Many of the differences have to do with her growing up, being more able, and us learning to be firm as parents. But, it has an equal amount to do with the choices and changes we have made on this trip.

Biking by the sea on Caye Caulker. Photo by Meghan J. Ward.
Biking by the sea on Caye Caulker. Photo by Meghan J. Ward.

Our criteria was somewhat the same in terms of a destination. It needed to be off the beaten track, somewhere neither of us had been, and tropical. But this time we chose to stay closer to home, which meant shorter flights and only one hour time difference. We also wanted a place that offered good amenities (remember that time we went searching for the only papaya on the island of Fakarava?) and where we wouldn’t be stressed just trying to feed our family. So we set our sights on Belize and, more specifically, Caye Caulker, and we’re here for three weeks. After unpacking and repacking 24 times on our last trip, we’re enjoying the feeling of making a home here and getting to know the place.

So, for any parents out there planning a trip abroad with their child, consider the following: babies are incredibly adaptable, but most have a breaking point and need time to settle into new places; parents need the opportunity to rest, sleep, relax and have time away from parental duties while travelling; destinations that were adventurous for you in your twenties may not be suitable for a tiny human being who can’t deal with discomforts, hunger, and extreme heat without making things miserable for you.

The promise of fresh juice is admittedly a tool used for bribery, but it works. Photo Meghan J. Ward.
The promise of fresh juice is admittedly a tool used for bribery, but it works. Photo Meghan J. Ward.

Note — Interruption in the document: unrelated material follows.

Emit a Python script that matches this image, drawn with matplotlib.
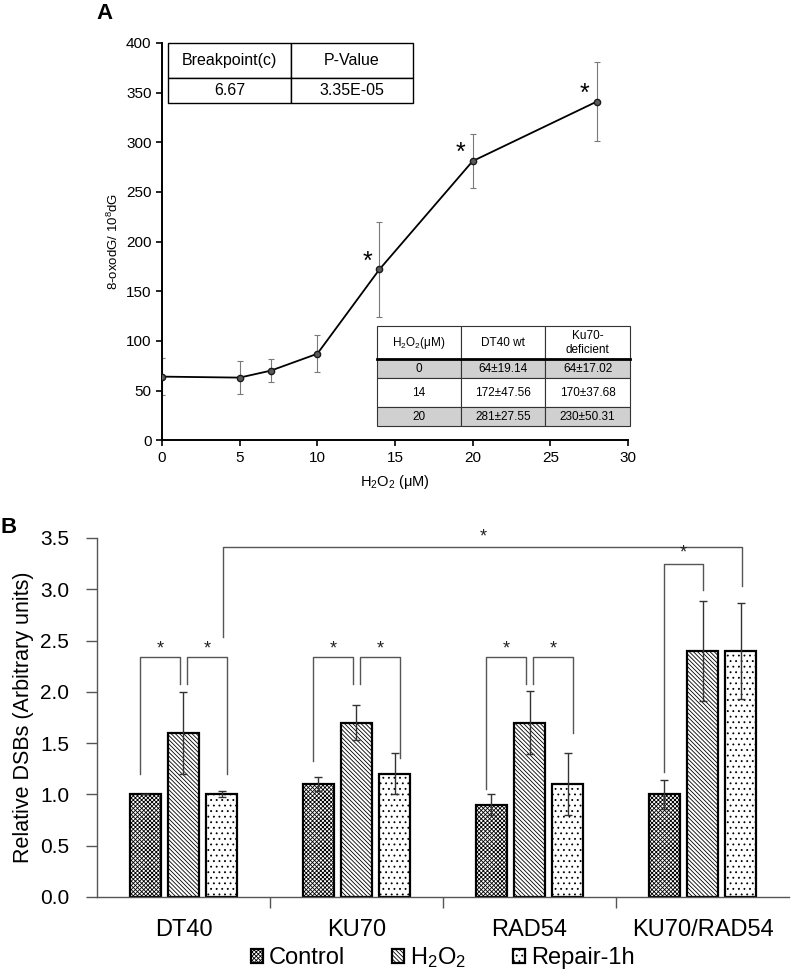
import numpy as np
import matplotlib
matplotlib.use('Agg')
import matplotlib.pyplot as plt
from matplotlib.lines import Line2D

plt.rcParams.update({
    'font.family': ['Liberation Sans', 'DejaVu Sans'],
    'mathtext.default': 'regular',
    'hatch.linewidth': 0.6,
})

# ── Panel A data ──────────────────────────────────────────────────────
doses = [0, 5, 7, 10, 14, 20, 28]
oxo = [64, 63, 70, 87, 172, 281, 341]
oxo_err = [19, 16.5, 11.5, 18.5, 47.5, 27.5, 40]
star_doses = [14, 20, 28]

breakpoint_c = '6.67'
p_value = '3.35E-05'

table_dose = [0, 14, 20]
dt40_mean = [64, 172, 281]
dt40_sd = [19.14, 47.56, 27.55]
ku70_mean = [64, 170, 230]
ku70_sd = [17.02, 37.68, 50.31]

# ── Panel B data ──────────────────────────────────────────────────────
groups = ['DT40', 'KU70', 'RAD54', 'KU70/RAD54']
control = [1.0, 1.1, 0.9, 1.0]
control_err = [0.0, 0.07, 0.1, 0.14]
h2o2 = [1.6, 1.7, 1.7, 2.4]
h2o2_err = [0.4, 0.17, 0.31, 0.49]
repair = [1.0, 1.2, 1.1, 2.4]
repair_err = [0.03, 0.2, 0.3, 0.47]
series_names = ['Control', 'H$_2$O$_2$', 'Repair-1h']

fig = plt.figure(figsize=(7.91, 9.76), dpi=100)

# ── Panel A ───────────────────────────────────────────────────────────
axA = fig.add_axes([0.2048, 0.549, 0.5891, 0.407])
axA.errorbar(doses, oxo, yerr=oxo_err, fmt='none', ecolor='#7a7a7a',
             elinewidth=0.8, capsize=2.5, capthick=0.8, zorder=2)
axA.plot(doses, oxo, color='black', lw=1.3, marker='o', ms=4.5,
         mfc='#5a5a5a', mec='#1a1a1a', mew=1, zorder=3)
for d in star_doses:
    i = doses.index(d)
    axA.text(d - 0.8, oxo[i] + 8, '*', fontsize=18, ha='center', va='center')

axA.set_xlim(0, 30)
axA.set_ylim(0, 400)
axA.set_xticks(range(0, 31, 5))
axA.set_yticks(range(0, 401, 50))
for s in ['top', 'right']:
    axA.spines[s].set_visible(False)
for s in ['left', 'bottom']:
    axA.spines[s].set_linewidth(1.4)
axA.tick_params(direction='out', length=4, width=1.2, labelsize=11)
axA.set_xlabel('H$_2$O$_2$ (μM)', fontsize=10.5, labelpad=6)
axA.set_ylabel('8-oxodG/ 10$^8$dG', fontsize=9.5)

# breakpoint table
t1 = axA.table(cellText=[['Breakpoint(c)', 'P-Value'], [breakpoint_c, p_value]],
               cellLoc='center', bbox=[0.013, 0.849, 0.526, 0.151])
t1.auto_set_font_size(False)
t1.set_fontsize(11.5)
for (r, c), cell in t1.get_celld().items():
    cell.set_height(35 if r == 0 else 25)
    cell.set_linewidth(1.0)

# inset table
rows = [['H$_2$O$_2$(μM)', 'DT40 wt', 'Ku70-\ndeficient']]
for d, m1, s1, m2, s2 in zip(table_dose, dt40_mean, dt40_sd, ku70_mean, ku70_sd):
    rows.append([str(d), f'{m1}±{s1:.2f}', f'{m2}±{s2:.2f}'])
row_h = [33, 19, 29, 19]
t2 = axA.table(cellText=rows, cellLoc='center', bbox=[0.461, 0.035, 0.543, 0.252])
t2.auto_set_font_size(False)
t2.set_fontsize(8.5)
for (r, c), cell in t2.get_celld().items():
    cell.set_height(row_h[r])
    cell.set_linewidth(0.8)
    cell.set_edgecolor('#333333')
    if r in (1, 3):
        cell.set_facecolor('#d0d0d0')
yline = 0.035 + 0.252 * (1 - row_h[0] / sum(row_h))
axA.add_line(Line2D([0.461, 1.004], [yline, yline], transform=axA.transAxes,
                    color='black', lw=2, clip_on=False, zorder=10))

fig.text(0.122, 0.997, 'A', fontsize=16, weight='bold', va='top')

# ── Panel B ───────────────────────────────────────────────────────────
axB = fig.add_axes([0.1226, 0.081, 0.8749, 0.3678])
x = np.arange(len(groups))
offsets = [-0.22, 0.0, 0.22]
width = 0.18
hatches = ['x' * 8, '\\' * 8, '...']
for off, vals, errs, name, h in zip(offsets, [control, h2o2, repair],
                                    [control_err, h2o2_err, repair_err],
                                    series_names, hatches):
    axB.bar(x + off, vals, width, yerr=errs, color='white', edgecolor='black',
            linewidth=1.6, hatch=h, label=name,
            error_kw=dict(ecolor='#333333', elinewidth=1, capsize=3, capthick=1))


def bracket(x1, x2, y1, ytop, y2, star_dy=0.08):
    axB.plot([x1, x1, x2, x2], [y1, ytop, ytop, y2], color='#555555', lw=1)
    axB.text((x1 + x2) / 2, ytop + star_dy, '*', ha='center', va='center',
             fontsize=13, color='#222222')


# (group, bar) -> x position of bar centre
def bx(g, b):
    return g + offsets[b]


for g, (yl, yr) in enumerate([(1.2, 1.2), (1.33, 1.35), (1.05, 1.6)]):
    bracket(bx(g, 0) - 0.03, bx(g, 1) - 0.02, yl, 2.34, 2.08)
    bracket(bx(g, 1) + 0.02, bx(g, 2) + 0.03, 2.08, 2.34, yr)
bracket(bx(3, 0), bx(3, 1), 1.22, 3.25, 2.99, star_dy=0.1)
bracket(bx(0, 2) + 0.01, bx(3, 2) + 0.01, 2.53, 3.41, 3.03, star_dy=0.1)

axB.set_xlim(-0.5, 3.5)
axB.set_ylim(0, 3.5)
axB.set_yticks(np.arange(0, 3.51, 0.5))
axB.set_yticklabels([f'{v:.1f}' for v in np.arange(0, 3.51, 0.5)])
axB.set_xticks(x)
axB.set_xticklabels(groups)
axB.set_xticks([0.5, 1.5, 2.5], minor=True)
axB.tick_params(axis='x', which='major', length=0, labelsize=17, pad=16)
axB.tick_params(axis='x', which='minor', length=8, width=1, color='#555555')
axB.tick_params(axis='y', length=8, width=1, color='#555555', labelsize=15,
                pad=12)
for s in ['top', 'right']:
    axB.spines[s].set_visible(False)
for s in ['left', 'bottom']:
    axB.spines[s].set_linewidth(1)
    axB.spines[s].set_color('#555555')
axB.set_ylabel('Relative DSBs (Arbitrary units)', fontsize=15.5, labelpad=4)
axB.legend(loc='upper center', bbox_to_anchor=(0.5, -0.095), ncol=3,
           frameon=False, fontsize=17, handlelength=0.5, handleheight=0.5,
           handletextpad=0.25, columnspacing=2.0, borderpad=0.1)

fig.text(0.0, 0.47, 'B', fontsize=16, weight='bold', va='top')

fig.savefig('out.png', dpi=100)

Choose your travel style wisely and according to the needs of your particular child, and the trip, like ours in Belize right now, can be totally enjoyable, dare I say relaxing. It’s not without its frustrating moments and meltdowns. But, instead of spending half our days figuring out logistics or moving from A to B, we are able to spend more quality, stress-free time together – exploring, playing in the sand, cooling off in the water and enjoying a fresh-squeezed juice in a beach-side restaurant.

I have accepted that it may be a few years before we can travel more adventurously as a family. But in the evenings, when Maya is asleep in the bedroom, we sit out on the porch, stare up at the stars and talk about plans for what’s to come. Like every phase of parenting, this will pass at some point, and we’ll be thankful for the adventures – albeit tamer ones – we’ve had so far.

But as soon as were able to handle a bit more, we’ll amp the adventure level – one notch at a time.

Author: Meghan J. Ward

Meghan J. Ward is an outdoor, travel and adventure writer based in Banff, Canada, and a Fellow of the Royal Canadian Geographical Society. Meghan has written several books, as well as produced content for films, anthologies, blogs and some of North America’s top outdoor, fitness and adventure publications. She has a forthcoming travel memoir (Fall 2022), to published by Rocky Mountain Books.

6 thoughts

  1. Every child is different and the child that was difficult when small could grow up to be the best traveller ever. Looks like you’re on your way! I feel for you – my oldest had severe GERD (reflux for short) when she was a baby, so it was impossible to go anywhere until that cleared up. Now, she is prone to motion sickness, but is a good little traveller otherwise. I’m enjoying your blog and photos! Hope to get down there as a family one day.

    1. So true, Karen! My kid may grow up to be the most easy going and adventurous traveller! But learning to accept that her personality would make certain types of trip less than enjoyable has been a big part of the process. Thanks for reading!